**SHORT EXERCISE**
Restate, exactly and without pictures, the lines from the start of the listing below through the line holding "-0.04, -0.07, -0.11];".

**GIVEN DATA**
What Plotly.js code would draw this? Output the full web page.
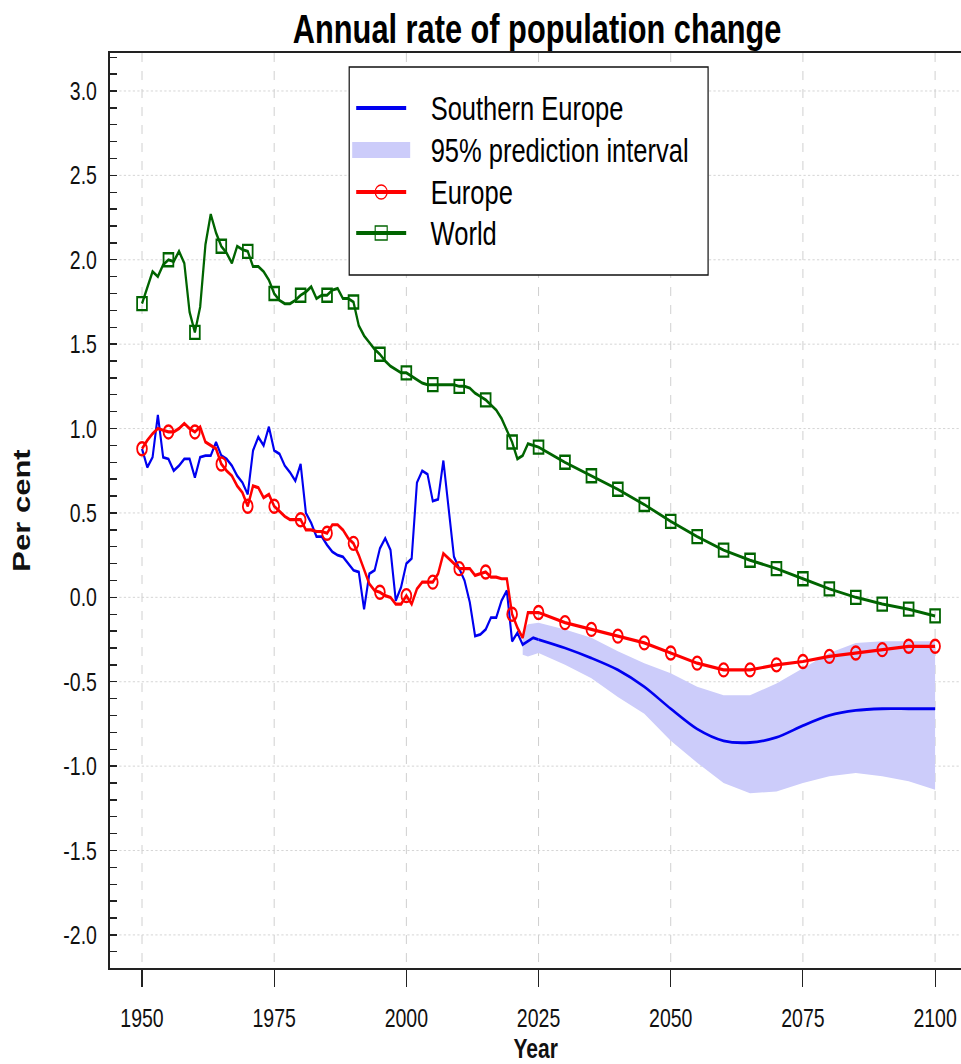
<!DOCTYPE html>
<html>
<head>
<meta charset="utf-8">
<script src="https://cdn.plot.ly/plotly-3.0.1.min.js"></script>
<style>
  html, body { margin: 0; padding: 0; background: #ffffff; overflow: hidden; }
  #wrap { width: 961px; height: 1064px; overflow: hidden; }
  #chart { width: 1281px; height: 1064px; transform: scaleX(0.7502); transform-origin: 0 0; }
</style>
</head>
<body>
<div id="wrap"><div id="chart"></div></div>
<script>
// ---------------- DATA ----------------
function range(a, b, step) { const r = []; for (let v = a; v <= b; v += step) r.push(v); return r; }

// Historical (annual) years and projection (5-year) years
const histYears = range(1950, 2024, 1);
const projYears = range(2025, 2100, 5);

// World, per cent
const worldHist = [
  1.74, 1.83, 1.93, 1.90, 1.97, 2.00, 1.99, 2.05, 1.98, 1.69,
  1.57, 1.72, 2.09, 2.27, 2.16, 2.08, 2.04, 1.98, 2.08, 2.06,
  2.05, 1.96, 1.96, 1.93, 1.88, 1.80, 1.76, 1.74, 1.74, 1.76,
  1.79, 1.81, 1.84, 1.77, 1.79, 1.79, 1.82, 1.83, 1.77, 1.77,
  1.75, 1.61, 1.55, 1.51, 1.47, 1.44, 1.40, 1.37, 1.35, 1.33,
  1.33, 1.31, 1.29, 1.27, 1.26, 1.26, 1.26, 1.26, 1.26, 1.26,
  1.25, 1.25, 1.24, 1.21, 1.19, 1.17, 1.14, 1.11, 1.06, 0.99,
  0.92, 0.82, 0.84, 0.91, 0.90
];
const worldProj = [0.89, 0.80, 0.72, 0.64, 0.55, 0.45, 0.36, 0.28, 0.22, 0.17, 0.11, 0.05, 0.00, -0.04, -0.07, -0.11];

// Europe, per cent
const europeHist = [
  0.88, 0.93, 0.97, 1.00, 0.99, 0.98, 0.98, 1.00, 1.03, 1.00,
  0.98, 1.01, 0.92, 0.90, 0.88, 0.79, 0.75, 0.72, 0.66, 0.62,
  0.54, 0.66, 0.65, 0.59, 0.61, 0.54, 0.51, 0.48, 0.46, 0.46,
  0.46, 0.40, 0.40, 0.39, 0.39, 0.38, 0.43, 0.43, 0.40, 0.35,
  0.32, 0.25, 0.17, 0.08, 0.04, 0.03, 0.01, 0.00, -0.04, -0.04,
  0.01, -0.04, 0.05, 0.09, 0.09, 0.09, 0.14, 0.26, 0.23, 0.20,
  0.17, 0.17, 0.17, 0.13, 0.14, 0.15, 0.12, 0.12, 0.11, 0.11,
  -0.10, -0.18, -0.24, -0.09, -0.09
];
const europeProj = [-0.09, -0.15, -0.19, -0.23, -0.27, -0.33, -0.39, -0.43, -0.43, -0.40, -0.38, -0.35, -0.33, -0.31, -0.29, -0.29];

// Southern Europe, per cent
const southHist = [
  0.88, 0.77, 0.83, 1.08, 0.83, 0.82, 0.75, 0.78, 0.82, 0.82,
  0.71, 0.83, 0.84, 0.84, 0.92, 0.84, 0.82, 0.78, 0.72, 0.68,
  0.61, 0.87, 0.95, 0.90, 1.01, 0.87, 0.85, 0.78, 0.74, 0.69,
  0.79, 0.50, 0.44, 0.36, 0.36, 0.31, 0.27, 0.25, 0.24, 0.20,
  0.16, 0.15, -0.07, 0.14, 0.16, 0.29, 0.35, 0.28, -0.02, 0.06,
  0.20, 0.23, 0.68, 0.75, 0.73, 0.57, 0.58, 0.81, 0.52, 0.24,
  0.17, 0.10, -0.03, -0.23, -0.22, -0.19, -0.12, -0.12, -0.02, 0.04,
  -0.26, -0.21, -0.28, -0.26, -0.24
];
const southProj = [-0.25, -0.30, -0.36, -0.43, -0.53, -0.66, -0.78, -0.85, -0.86, -0.83, -0.76, -0.70, -0.67, -0.66, -0.66, -0.66];

// 95% prediction interval for Southern Europe
const bandYears = [2022, 2023, 2025, 2030, 2035, 2040, 2045, 2050, 2055, 2060, 2065, 2070, 2075, 2080, 2085, 2090, 2095, 2100];
const bandUpper = [-0.20, -0.16, -0.15, -0.19, -0.24, -0.32, -0.39, -0.45, -0.53, -0.58, -0.58, -0.51, -0.42, -0.33, -0.27, -0.26, -0.26, -0.26];
const bandLower = [-0.34, -0.35, -0.33, -0.40, -0.48, -0.59, -0.69, -0.85, -0.98, -1.10, -1.16, -1.15, -1.10, -1.06, -1.04, -1.06, -1.09, -1.14];

// Axis ticks and labels
const xTicks = [1950, 1975, 2000, 2025, 2050, 2075, 2100];
const yTicks = [-2.0, -1.5, -1.0, -0.5, 0.0, 0.5, 1.0, 1.5, 2.0, 2.5, 3.0];
const legendLabels = ['Southern Europe', '95% prediction interval', 'Europe', 'World'];
const chartTitle = 'Annual rate of population change';
const xTitle = 'Year';
const yTitle = 'Per cent';

// ---------------- STYLE ----------------
// The page is drawn 1281 px wide and squeezed horizontally to 961 px (narrow lettering as in the reference).
const SQ = 0.7502;
const FW = 1281, FH = 1064;
const SANS = '"Liberation Sans", Arial, sans-serif';
const C_BLUE = '#0000f0';
const C_RED = '#ff0000';
const C_GREEN = '#006400';
const C_BAND = '#ccccfa';

const worldYears = histYears.concat(projYears);
const worldVals = worldHist.concat(worldProj);
const europeYears = histYears.concat(projYears);
const europeVals = europeHist.concat(europeProj);
const on5 = (yrs, vals) => {
  const xs = [], ys = [];
  yrs.forEach((y, i) => { if (y % 5 === 0) { xs.push(y); ys.push(vals[i]); } });
  return { xs, ys };
};
const worldM = on5(worldYears, worldVals);
const europeM = on5(europeYears, europeVals);

const traces = [
  { // prediction band
    x: bandYears.concat(bandYears.slice().reverse()),
    y: bandUpper.concat(bandLower.slice().reverse()),
    type: 'scatter', mode: 'lines', fill: 'toself', fillcolor: C_BAND,
    line: { width: 0, color: C_BAND }, hoverinfo: 'skip'
  },
  { x: histYears.concat([2025]), y: southHist.concat([southProj[0]]), type: 'scatter', mode: 'lines',
    line: { color: C_BLUE, width: 2.8 } },
  { x: projYears, y: southProj, type: 'scatter', mode: 'lines',
    line: { color: C_BLUE, width: 2.8, shape: 'spline', smoothing: 0.8 } },
  { x: europeYears, y: europeVals, type: 'scatter', mode: 'lines',
    line: { color: C_RED, width: 3.2 } },
  { x: europeM.xs, y: europeM.ys, type: 'scatter', mode: 'markers',
    marker: { symbol: 'circle-open', size: 13, color: C_RED, line: { width: 2.4, color: C_RED } } },
  { x: worldYears, y: worldVals, type: 'scatter', mode: 'lines',
    line: { color: C_GREEN, width: 3 } },
  { x: worldM.xs, y: worldM.ys, type: 'scatter', mode: 'markers',
    marker: { symbol: 'square-open', size: 13, color: C_GREEN, line: { width: 2.4, color: C_GREEN } } }
];

// ---------------- LEGEND (drawn as shapes + annotations) ----------------
// target-pixel helpers (paper fractions do not change under the horizontal squeeze)
const TL = 110, TR = 961, TT = 53, TB = 968;
const px = v => (v - TL) / (TR - TL);
const py = v => (TB - v) / (TB - TT);

const legRows = [108, 150, 192, 233];
const symX0 = 356, symX1 = 406, symMid = 381, textX = 429;
const shapes = [
  { type: 'rect', xref: 'paper', yref: 'paper', x0: px(349), x1: px(708), y0: py(275), y1: py(67),
    fillcolor: '#ffffff', line: { color: '#111', width: 1.6 }, layer: 'above' },
  { type: 'line', xref: 'paper', yref: 'paper', x0: px(symX0), x1: px(symX1), y0: py(legRows[0]), y1: py(legRows[0]),
    line: { color: C_BLUE, width: 4 }, layer: 'above' },
  { type: 'rect', xref: 'paper', yref: 'paper', x0: px(352), x1: px(410), y0: py(legRows[1] + 8), y1: py(legRows[1] - 8),
    fillcolor: C_BAND, line: { width: 0 }, layer: 'above' },
  { type: 'line', xref: 'paper', yref: 'paper', x0: px(symX0), x1: px(symX1), y0: py(legRows[2]), y1: py(legRows[2]),
    line: { color: C_RED, width: 4 }, layer: 'above' },
  { type: 'circle', xref: 'paper', yref: 'paper', xsizemode: 'pixel', ysizemode: 'pixel',
    xanchor: px(symMid), yanchor: py(legRows[2]), x0: -8, x1: 8, y0: -7, y1: 7,
    fillcolor: 'rgba(0,0,0,0)', line: { color: C_RED, width: 1.5 }, layer: 'above' },
  { type: 'line', xref: 'paper', yref: 'paper', x0: px(symX0), x1: px(symX1), y0: py(legRows[3]), y1: py(legRows[3]),
    line: { color: C_GREEN, width: 4 }, layer: 'above' },
  { type: 'rect', xref: 'paper', yref: 'paper', xsizemode: 'pixel', ysizemode: 'pixel',
    xanchor: px(symMid), yanchor: py(legRows[3]), x0: -8, x1: 8, y0: -7, y1: 7,
    fillcolor: 'rgba(0,0,0,0)', line: { color: C_GREEN, width: 1.5 }, layer: 'above' }
];
const annotations = legendLabels.map((t, i) => ({
  text: t, xref: 'paper', yref: 'paper', x: px(textX), y: py(legRows[i]),
  xanchor: 'left', yanchor: 'middle', showarrow: false,
  font: { family: SANS, size: 34, color: '#000' }
}));

const layout = {
  width: FW, height: FH,
  margin: { l: TL / SQ, r: 0, t: TT, b: FH - TB },
  paper_bgcolor: '#ffffff', plot_bgcolor: '#ffffff',
  showlegend: false,
  title: { text: chartTitle, x: px(537), xref: 'paper', xanchor: 'center', y: 1 - 29 / FH, yref: 'container', yanchor: 'middle',
    font: { family: SANS, size: 41, color: '#000', weight: 'bold' } },
  xaxis: {
    range: [1944.0, 2104.9], tickmode: 'array', tickvals: xTicks, ticktext: xTicks.map(String),
    ticks: 'outside', ticklen: 17, tickwidth: 1.4, tickcolor: '#222', ticklabelstandoff: 9,
    ticklabeloverflow: 'allow',
    showline: true, linecolor: '#222', linewidth: 2, mirror: true,
    showgrid: true, gridcolor: '#cfcfcf', gridwidth: 1.3, griddash: 'dash', zeroline: false,
    tickfont: { family: SANS, size: 26, color: '#111' },
    title: { text: xTitle, standoff: 10, font: { family: SANS, size: 28, color: '#111', weight: 'bold' } }
  },
  yaxis: {
    range: [-2.196, 3.225], tickmode: 'array', tickvals: yTicks, ticktext: yTicks.map(v => v.toFixed(1)),
    ticks: 'inside', ticklen: 9, tickwidth: 1.4, tickcolor: '#222', ticklabelstandoff: 10,
    minor: { dtick: 0.1, tick0: 0, ticks: 'inside', ticklen: 9, tickwidth: 1.4, tickcolor: '#222', showgrid: false },
    showline: true, linecolor: '#222', linewidth: 2.6,
    showgrid: true, gridcolor: '#cfcfcf', gridwidth: 1, griddash: 'dot', zeroline: false,
    tickfont: { family: SANS, size: 26, color: '#111' },
    title: { text: yTitle, standoff: 35, font: { family: SANS, size: 31, color: '#111', weight: 'bold' } }
  },
  shapes: shapes,
  annotations: annotations
};

Plotly.newPlot('chart', traces, layout, { displayModeBar: false, staticPlot: true });
</script>
</body>
</html>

**TASK RESULT**
What Plotly.js code would draw this? Output the full web page.
<!DOCTYPE html>
<html>
<head>
<meta charset="utf-8">
<script src="https://cdn.plot.ly/plotly-3.0.1.min.js"></script>
<style>
  html, body { margin: 0; padding: 0; background: #ffffff; overflow: hidden; }
  #wrap { width: 961px; height: 1064px; overflow: hidden; }
  #chart { width: 1281px; height: 1064px; transform: scaleX(0.7502); transform-origin: 0 0; }
</style>
</head>
<body>
<div id="wrap"><div id="chart"></div></div>
<script>
// ---------------- DATA ----------------
function range(a, b, step) { const r = []; for (let v = a; v <= b; v += step) r.push(v); return r; }

// Historical (annual) years and projection (5-year) years
const histYears = range(1950, 2024, 1);
const projYears = range(2025, 2100, 5);

// World, per cent
const worldHist = [
  1.74, 1.83, 1.93, 1.90, 1.97, 2.00, 1.99, 2.05, 1.98, 1.69,
  1.57, 1.72, 2.09, 2.27, 2.16, 2.08, 2.04, 1.98, 2.08, 2.06,
  2.05, 1.96, 1.96, 1.93, 1.88, 1.80, 1.76, 1.74, 1.74, 1.76,
  1.79, 1.81, 1.84, 1.77, 1.79, 1.79, 1.82, 1.83, 1.77, 1.77,
  1.75, 1.61, 1.55, 1.51, 1.47, 1.44, 1.40, 1.37, 1.35, 1.33,
  1.33, 1.31, 1.29, 1.27, 1.26, 1.26, 1.26, 1.26, 1.26, 1.26,
  1.25, 1.25, 1.24, 1.21, 1.19, 1.17, 1.14, 1.11, 1.06, 0.99,
  0.92, 0.82, 0.84, 0.91, 0.90
];
const worldProj = [0.89, 0.80, 0.72, 0.64, 0.55, 0.45, 0.36, 0.28, 0.22, 0.17, 0.11, 0.05, 0.00, -0.04, -0.07, -0.11];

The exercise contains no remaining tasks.